Goal =>
Reproduce the lines of the material exactly, excluding every image.

Given data =>
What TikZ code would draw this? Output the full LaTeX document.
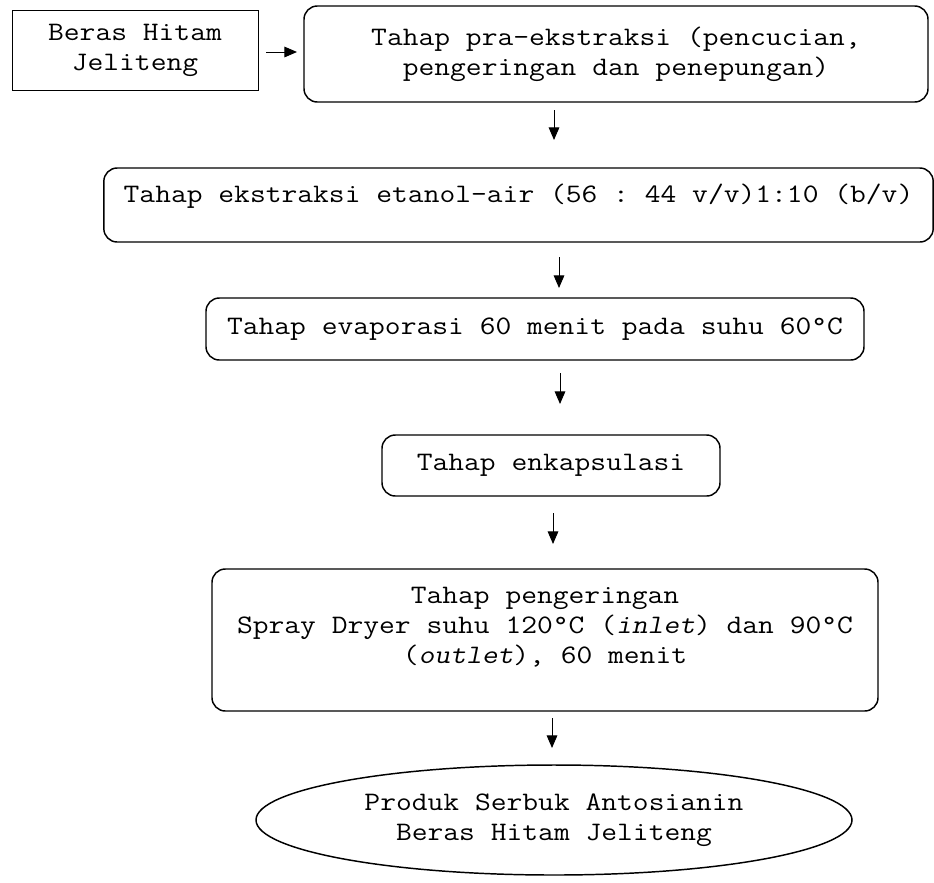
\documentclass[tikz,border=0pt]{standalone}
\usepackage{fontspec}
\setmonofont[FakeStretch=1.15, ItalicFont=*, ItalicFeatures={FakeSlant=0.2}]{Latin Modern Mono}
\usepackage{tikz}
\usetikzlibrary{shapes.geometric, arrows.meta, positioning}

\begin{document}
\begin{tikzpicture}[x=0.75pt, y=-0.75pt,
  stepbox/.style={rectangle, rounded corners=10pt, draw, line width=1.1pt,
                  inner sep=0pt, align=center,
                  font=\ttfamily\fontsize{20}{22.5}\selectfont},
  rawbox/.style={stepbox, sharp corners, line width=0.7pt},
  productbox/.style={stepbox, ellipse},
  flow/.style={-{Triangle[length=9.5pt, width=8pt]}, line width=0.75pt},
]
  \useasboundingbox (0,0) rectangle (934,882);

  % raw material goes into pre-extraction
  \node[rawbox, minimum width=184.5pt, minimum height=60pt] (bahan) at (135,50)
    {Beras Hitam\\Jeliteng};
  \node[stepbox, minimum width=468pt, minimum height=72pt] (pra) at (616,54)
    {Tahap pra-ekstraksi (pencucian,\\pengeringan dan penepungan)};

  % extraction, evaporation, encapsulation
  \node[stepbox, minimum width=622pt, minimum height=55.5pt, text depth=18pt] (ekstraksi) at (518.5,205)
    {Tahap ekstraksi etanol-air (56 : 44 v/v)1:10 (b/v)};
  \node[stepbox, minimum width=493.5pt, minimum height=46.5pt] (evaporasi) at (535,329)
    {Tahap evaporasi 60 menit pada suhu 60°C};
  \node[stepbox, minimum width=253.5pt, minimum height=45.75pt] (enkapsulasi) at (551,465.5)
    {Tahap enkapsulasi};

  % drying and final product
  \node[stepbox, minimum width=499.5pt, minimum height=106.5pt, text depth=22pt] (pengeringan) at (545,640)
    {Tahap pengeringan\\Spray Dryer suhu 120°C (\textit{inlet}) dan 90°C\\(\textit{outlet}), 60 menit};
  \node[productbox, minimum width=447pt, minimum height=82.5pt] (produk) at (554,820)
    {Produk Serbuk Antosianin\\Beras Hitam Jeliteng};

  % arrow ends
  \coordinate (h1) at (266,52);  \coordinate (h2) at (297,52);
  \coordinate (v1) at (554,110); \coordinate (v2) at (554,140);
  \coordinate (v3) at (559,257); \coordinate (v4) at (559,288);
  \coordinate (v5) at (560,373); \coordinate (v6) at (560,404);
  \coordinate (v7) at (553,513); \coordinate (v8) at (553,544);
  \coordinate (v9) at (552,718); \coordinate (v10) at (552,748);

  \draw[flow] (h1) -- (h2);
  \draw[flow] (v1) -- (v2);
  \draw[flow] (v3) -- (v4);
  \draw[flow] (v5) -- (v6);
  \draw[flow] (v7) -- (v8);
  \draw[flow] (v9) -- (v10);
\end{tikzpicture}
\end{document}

The output =>
What TikZ code would draw this? Output the full LaTeX document.
\documentclass[tikz,border=0pt]{standalone}
\usepackage{fontspec}
\setmonofont[FakeStretch=1.15, ItalicFont=*, ItalicFeatures={FakeSlant=0.2}]{Latin Modern Mono}
\usepackage{tikz}
\usetikzlibrary{shapes.geometric, arrows.meta, positioning}

\begin{document}
\begin{tikzpicture}[x=0.75pt, y=-0.75pt,
  stepbox/.style={rectangle, rounded corners=10pt, draw, line width=1.1pt,
                  inner sep=0pt, align=center,
                  font=\ttfamily\fontsize{20}{22.5}\selectfont},
  rawbox/.style={stepbox, sharp corners, line width=0.7pt},
  productbox/.style={stepbox, ellipse},
  flow/.style={-{Triangle[length=9.5pt, width=8pt]}, line width=0.75pt},
]
  \useasboundingbox (0,0) rectangle (934,882);

  % raw material goes into pre-extraction
  \node[rawbox, minimum width=184.5pt, minimum height=60pt] (bahan) at (135,50)
    {Beras Hitam\\Jeliteng};
  \node[stepbox, minimum width=468pt, minimum height=72pt] (pra) at (616,54)
    {Tahap pra-ekstraksi (pencucian,\\pengeringan dan penepungan)};

  % extraction, evaporation, encapsulation
  \node[stepbox, minimum width=622pt, minimum height=55.5pt, text depth=18pt] (ekstraksi) at (518.5,205)
    {Tahap ekstraksi etanol-air (56 : 44 v/v)1:10 (b/v)};
  \node[stepbox, minimum width=493.5pt, minimum height=46.5pt] (evaporasi) at (535,329)
    {Tahap evaporasi 60 menit pada suhu 60°C};
  \node[stepbox, minimum width=253.5pt, minimum height=45.75pt] (enkapsulasi) at (551,465.5)
    {Tahap enkapsulasi};

  % drying and final product
  \node[stepbox, minimum width=499.5pt, minimum height=106.5pt, text depth=22pt] (pengeringan) at (545,640)
    {Tahap pengeringan\\Spray Dryer suhu 120°C (\textit{inlet}) dan 90°C\\(\textit{outlet}), 60 menit};
  \node[productbox, minimum width=447pt, minimum height=82.5pt] (produk) at (554,820)
    {Produk Serbuk Antosianin\\Beras Hitam Jeliteng};

  % arrow ends
  \coordinate (h1) at (266,52);  \coordinate (h2) at (297,52);
  \coordinate (v1) at (554,110); \coordinate (v2) at (554,140);
  \coordinate (v3) at (559,257); \coordinate (v4) at (559,288);
  \coordinate (v5) at (560,373); \coordinate (v6) at (560,404);
  \coordinate (v7) at (553,513); \coordinate (v8) at (553,544);
  \coordinate (v9) at (552,718); \coordinate (v10) at (552,748);

  \draw[flow] (h1) -- (h2);
  \draw[flow] (v1) -- (v2);
  \draw[flow] (v3) -- (v4);
  \draw[flow] (v5) -- (v6);
  \draw[flow] (v7) -- (v8);
  \draw[flow] (v9) -- (v10);
\end{tikzpicture}
\end{document}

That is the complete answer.